The values of ShiftTimeSync0Input and ShiftTimeSync1Factor are ignored and reserved for future use.

Consult the EtherCAT documentation for further references regarding the meaning of these values.

Sample Time

The Sample Time is either a scalar or a vector with two elements.

The first value of a vector or the scalar value sets the block's sample time as follows:

-1Inherited sample rate
0Continuous/fastest sample rate
TDiscrete sample rate with period T

Data exchanged with slaves is organized in groups called domains. Every sample time in a Simulink diagram has at least one domain, domain< >0.

The second element of a vector in this field specifies the domain identifier where a slave's data is grouped into. The domain identifier is any positive number. The domain is 0 if a scalar is entered for Sample Time. The number of domains are practically unlimited. However, a small overhead is caused by every domain.

All slaves having the same key [SampleTime Domain] reside in the same domain.

Domains can be used to manage slaves.

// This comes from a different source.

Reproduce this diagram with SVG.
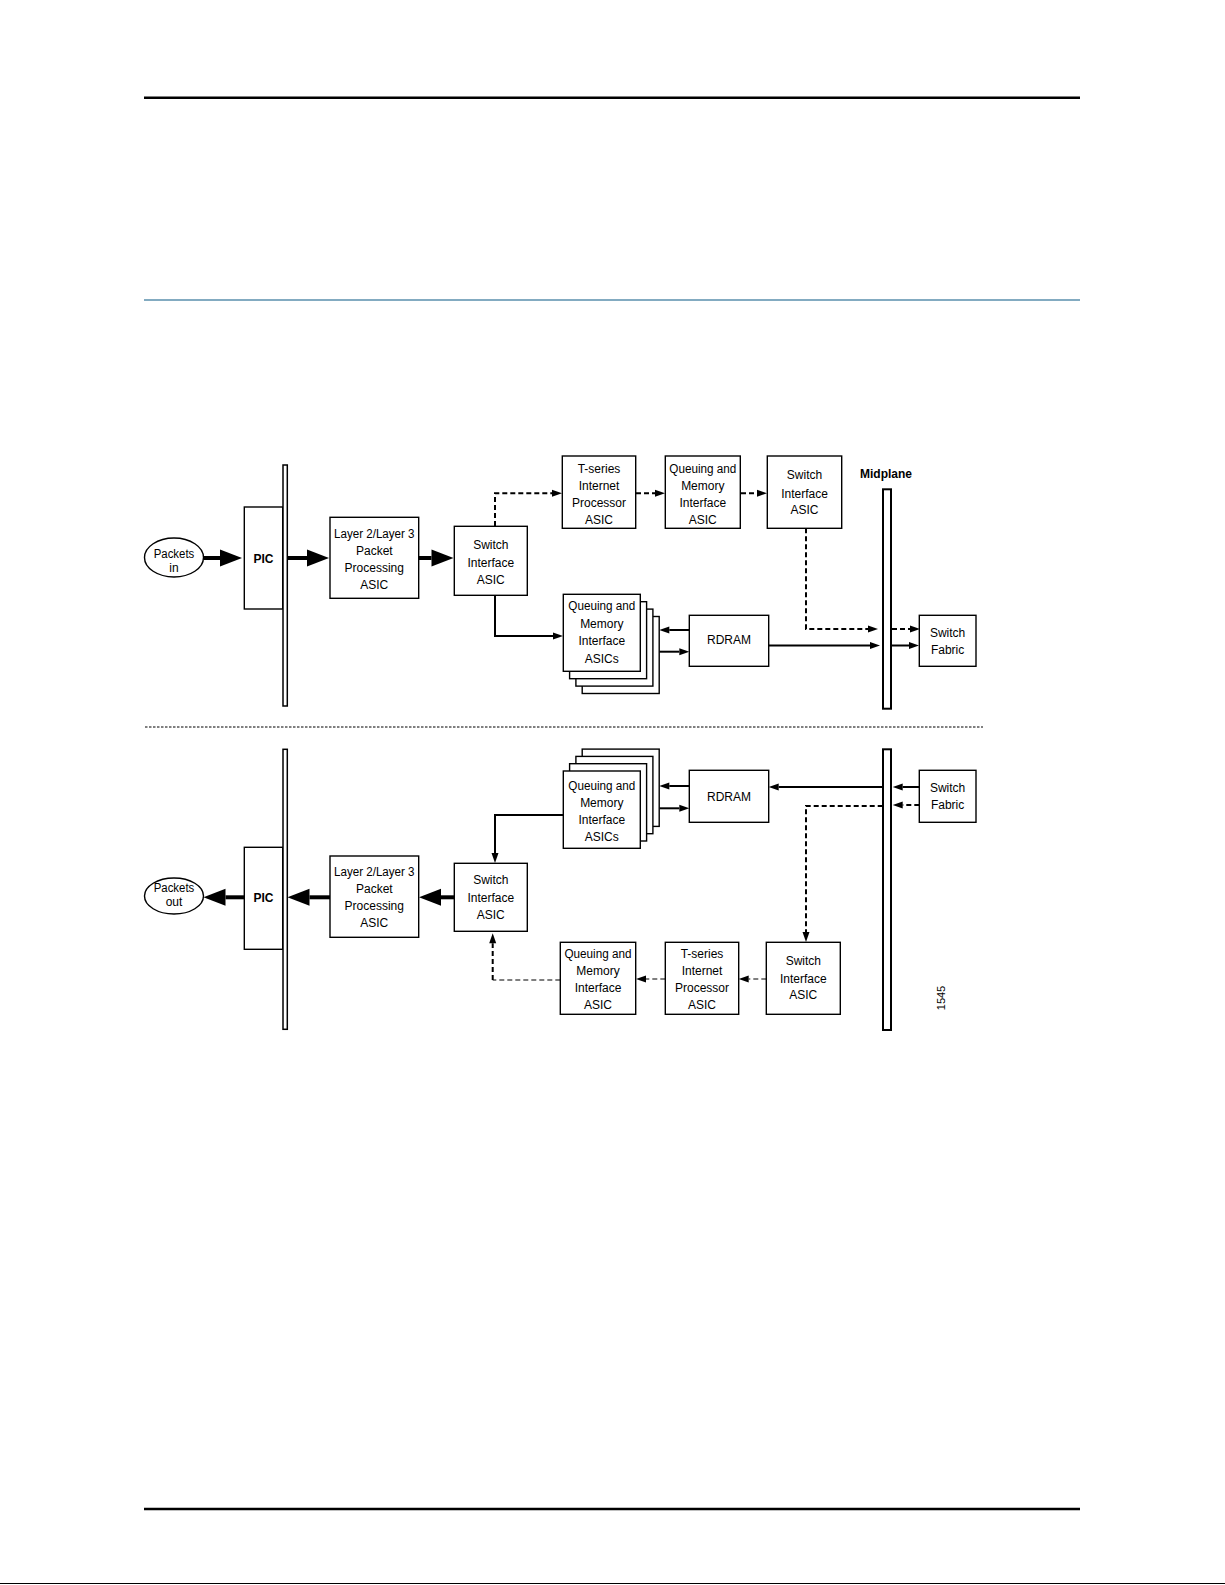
<svg xmlns="http://www.w3.org/2000/svg" width="1225" height="1585" viewBox="0 0 1225 1585">
<style>
text{font-family:"Liberation Sans",Arial,sans-serif;font-size:12px;fill:#000;text-anchor:middle}
.b{font-weight:bold}
.box{fill:#fff;stroke:#000;stroke-width:1.4}
.bar{fill:#fff;stroke:#000;stroke-width:1.5}
.mbar{fill:#fff;stroke:#000;stroke-width:2}
.thick{fill:none;stroke:#000;stroke-width:4}
.solid{fill:none;stroke:#000;stroke-width:2}
.dash{fill:none;stroke:#000;stroke-width:2;stroke-dasharray:5 3}
.tdash{fill:none;stroke:#000;stroke-width:1.2;stroke-dasharray:5 3}
</style>
<defs>
<marker id="big" markerUnits="userSpaceOnUse" markerWidth="22" markerHeight="17" refX="0" refY="8.5" orient="auto" overflow="visible"><path d="M0,0 L22,8.5 L0,17 z" fill="#000"/></marker>
<marker id="sm" markerUnits="userSpaceOnUse" markerWidth="10" markerHeight="7" refX="0" refY="3.5" orient="auto" overflow="visible"><path d="M0,0 L10,3.5 L0,7 z" fill="#000"/></marker>
</defs>
<rect width="1225" height="1585" fill="#fff"/>
<g id="page">
<line x1="144" y1="97.7" x2="1080" y2="97.7" stroke="#000" stroke-width="2.5"/>
<line x1="144" y1="300" x2="1080" y2="300" stroke="#5a8fad" stroke-width="1.3"/>
<line x1="144" y1="1509" x2="1080" y2="1509" stroke="#000" stroke-width="2.5"/>
<line x1="0" y1="1583.5" x2="1225" y2="1583.5" stroke="#000" stroke-width="1"/>
<line x1="145" y1="727" x2="983" y2="727" stroke="#000" stroke-width="1" stroke-dasharray="2.5 1.5"/>
</g>
<g id="connectors">
<line class="thick" x1="203.5" y1="558" x2="220" y2="558" marker-end="url(#big)"/>
<line class="thick" x1="287.5" y1="558" x2="307" y2="558" marker-end="url(#big)"/>
<line class="thick" x1="419" y1="558" x2="431.5" y2="558" marker-end="url(#big)"/>
<path class="dash" d="M495,526 V493.3 H552" marker-end="url(#sm)"/>
<line class="dash" x1="636" y1="493.3" x2="655" y2="493.3" marker-end="url(#sm)"/>
<line class="dash" x1="741" y1="493.3" x2="757" y2="493.3" marker-end="url(#sm)"/>
<path class="dash" d="M806,528.3 V629 H868" marker-end="url(#sm)"/>
<line class="dash" x1="892" y1="629" x2="910" y2="629" marker-end="url(#sm)"/>
<path class="solid" d="M495,595.3 V636 H553" marker-end="url(#sm)"/>
<line class="solid" x1="689.3" y1="630" x2="669.3" y2="630" marker-end="url(#sm)"/>
<line class="solid" x1="659.3" y1="651.7" x2="679.3" y2="651.7" marker-end="url(#sm)"/>
<line class="solid" x1="768.7" y1="645.5" x2="870" y2="645.5" marker-end="url(#sm)"/>
<line class="solid" x1="892" y1="645.5" x2="909" y2="645.5" marker-end="url(#sm)"/>
<line class="thick" x1="244.3" y1="897.3" x2="225.5" y2="897.3" marker-end="url(#big)"/>
<line class="thick" x1="330" y1="897.3" x2="309.5" y2="897.3" marker-end="url(#big)"/>
<line class="thick" x1="454.3" y1="897.3" x2="441" y2="897.3" marker-end="url(#big)"/>
<path class="solid" d="M563.3,815 H495 V853" marker-end="url(#sm)"/>
<line class="solid" x1="689.3" y1="786" x2="669.3" y2="786" marker-end="url(#sm)"/>
<line class="solid" x1="659.3" y1="808.3" x2="679.3" y2="808.3" marker-end="url(#sm)"/>
<line class="solid" x1="882.7" y1="787" x2="778.7" y2="787" marker-end="url(#sm)"/>
<line class="solid" x1="919.3" y1="787" x2="902.7" y2="787" marker-end="url(#sm)"/>
<line class="dash" x1="919.3" y1="805" x2="902.7" y2="805" marker-end="url(#sm)"/>
<path class="dash" d="M882.7,806 H806 V932" marker-end="url(#sm)"/>
<line class="tdash" x1="766.3" y1="979" x2="748.7" y2="979" marker-end="url(#sm)"/>
<line class="tdash" x1="665.3" y1="979" x2="646" y2="979" marker-end="url(#sm)"/>
<path class="tdash" d="M560.3,980 H492.7"/>
<path class="dash" d="M492.7,980 V943.3" marker-end="url(#sm)"/>
</g>
<g id="packets-in"><ellipse class="box" cx="174" cy="557.5" rx="29.5" ry="19.5"/><text x="174" y="558" textLength="40.5" lengthAdjust="spacingAndGlyphs">Packets</text><text x="174" y="572">in</text></g>
<g id="pic-in"><rect class="box" x="244.3" y="507" width="38.4" height="102"/><text class="b" x="263.5" y="562.5">PIC</text></g>
<g id="bar-in"><rect class="bar" x="283" y="465" width="4.3" height="241"/></g>
<g id="l23-in"><rect class="box" x="330" y="517.3" width="88.7" height="81"/><text x="374.3" y="537.5" textLength="80.5" lengthAdjust="spacingAndGlyphs">Layer 2/Layer 3</text><text x="374.3" y="554.5">Packet</text><text x="374.3" y="571.7">Processing</text><text x="374.3" y="589">ASIC</text></g>
<g id="sw-in"><rect class="box" x="454.3" y="526.3" width="73" height="69"/><text x="490.8" y="549.3">Switch</text><text x="490.8" y="566.5">Interface</text><text x="490.8" y="583.5">ASIC</text></g>
<g id="tseries-in"><rect class="box" x="562.3" y="456" width="73.4" height="72.3"/><text x="599" y="472.5">T-series</text><text x="599" y="490">Internet</text><text x="599" y="507.3">Processor</text><text x="599" y="524.3">ASIC</text></g>
<g id="qmi-in"><rect class="box" x="665.3" y="456" width="75" height="72.3"/><text x="702.8" y="472.5" textLength="67" lengthAdjust="spacingAndGlyphs">Queuing and</text><text x="702.8" y="490">Memory</text><text x="702.8" y="507.3">Interface</text><text x="702.8" y="524.3">ASIC</text></g>
<g id="sw2-in"><rect class="box" x="767.3" y="456" width="74.4" height="72.3"/><text x="804.5" y="479.3">Switch</text><text x="804.5" y="497.5">Interface</text><text x="804.5" y="514.3">ASIC</text></g>
<g id="midplane-label"><text class="b" x="886" y="478">Midplane</text></g>
<g id="midplane-top"><rect class="mbar" x="883" y="489.3" width="8" height="219.4"/></g>
<g id="qmis-in">
<rect class="box" x="582.2" y="616.5" width="77" height="77"/>
<rect class="box" x="575.9" y="609.1" width="77" height="77"/>
<rect class="box" x="569.6" y="601.7" width="77" height="77"/>
<rect class="box" x="563.3" y="594.3" width="77" height="77"/>
<text x="601.8" y="610" textLength="67" lengthAdjust="spacingAndGlyphs">Queuing and</text><text x="601.8" y="627.5">Memory</text><text x="601.8" y="645">Interface</text><text x="601.8" y="662.5">ASICs</text></g>
<g id="rdram-in"><rect class="box" x="689.3" y="615.3" width="79.4" height="51"/><text x="729" y="644.3">RDRAM</text></g>
<g id="fabric-in"><rect class="box" x="919.3" y="615.3" width="56.7" height="51"/><text x="947.6" y="637">Switch</text><text x="947.6" y="654.3">Fabric</text></g>
<g id="packets-out"><ellipse class="box" cx="174" cy="896" rx="29.5" ry="18"/><text x="174" y="892" textLength="40.5" lengthAdjust="spacingAndGlyphs">Packets</text><text x="174" y="905.5">out</text></g>
<g id="pic-out"><rect class="box" x="244.3" y="847.3" width="38.4" height="102"/><text class="b" x="263.5" y="901.5">PIC</text></g>
<g id="bar-out"><rect class="bar" x="283" y="749.3" width="4.3" height="280"/></g>
<g id="l23-out"><rect class="box" x="330" y="856" width="88.7" height="81.3"/><text x="374.3" y="876" textLength="80.5" lengthAdjust="spacingAndGlyphs">Layer 2/Layer 3</text><text x="374.3" y="893.3">Packet</text><text x="374.3" y="910.3">Processing</text><text x="374.3" y="927">ASIC</text></g>
<g id="sw-out"><rect class="box" x="454.3" y="863.3" width="73" height="68"/><text x="490.8" y="884.3">Switch</text><text x="490.8" y="901.5">Interface</text><text x="490.8" y="919.3">ASIC</text></g>
<g id="qmis-out">
<rect class="box" x="582.2" y="749.1" width="77" height="77.3"/>
<rect class="box" x="575.9" y="756.4" width="77" height="77.3"/>
<rect class="box" x="569.6" y="763.7" width="77" height="77.3"/>
<rect class="box" x="563.3" y="771" width="77" height="77.3"/>
<text x="601.8" y="790" textLength="67" lengthAdjust="spacingAndGlyphs">Queuing and</text><text x="601.8" y="807">Memory</text><text x="601.8" y="823.5">Interface</text><text x="601.8" y="841">ASICs</text></g>
<g id="rdram-out"><rect class="box" x="689.3" y="770.3" width="79.4" height="52"/><text x="729" y="801">RDRAM</text></g>
<g id="midplane-bottom"><rect class="mbar" x="883" y="749.3" width="8" height="280.7"/></g>
<g id="fabric-out"><rect class="box" x="919.3" y="770.3" width="56.7" height="52"/><text x="947.6" y="791.5">Switch</text><text x="947.6" y="808.5">Fabric</text></g>
<g id="sw2-out"><rect class="box" x="766.3" y="942.3" width="74" height="72"/><text x="803.3" y="965">Switch</text><text x="803.3" y="982.5">Interface</text><text x="803.3" y="999.3">ASIC</text></g>
<g id="tseries-out"><rect class="box" x="665.3" y="942.3" width="73.4" height="72"/><text x="702" y="957.5">T-series</text><text x="702" y="975">Internet</text><text x="702" y="992">Processor</text><text x="702" y="1009.3">ASIC</text></g>
<g id="qmi-out"><rect class="box" x="560.3" y="942.3" width="75.4" height="72"/><text x="598" y="957.5" textLength="67" lengthAdjust="spacingAndGlyphs">Queuing and</text><text x="598" y="975">Memory</text><text x="598" y="992">Interface</text><text x="598" y="1009.3">ASIC</text></g>
<g id="figure-number"><text x="0" y="0" style="font-size:11px" transform="translate(944.5,998) rotate(-90)">1545</text></g>
</svg>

The Domain State block in etherlab_lib/EtherCAT can be used to monitor if all slaves in a domain are present or not.

Very rarely, some very simple unintelligent EtherCAT slaves cannot handle domains having both input and output PDOs (from other slaves of coarse). If the domain identifier is chosen carefully, a domain will only consist of the one or other PDO direction, enabling these slaves to be used.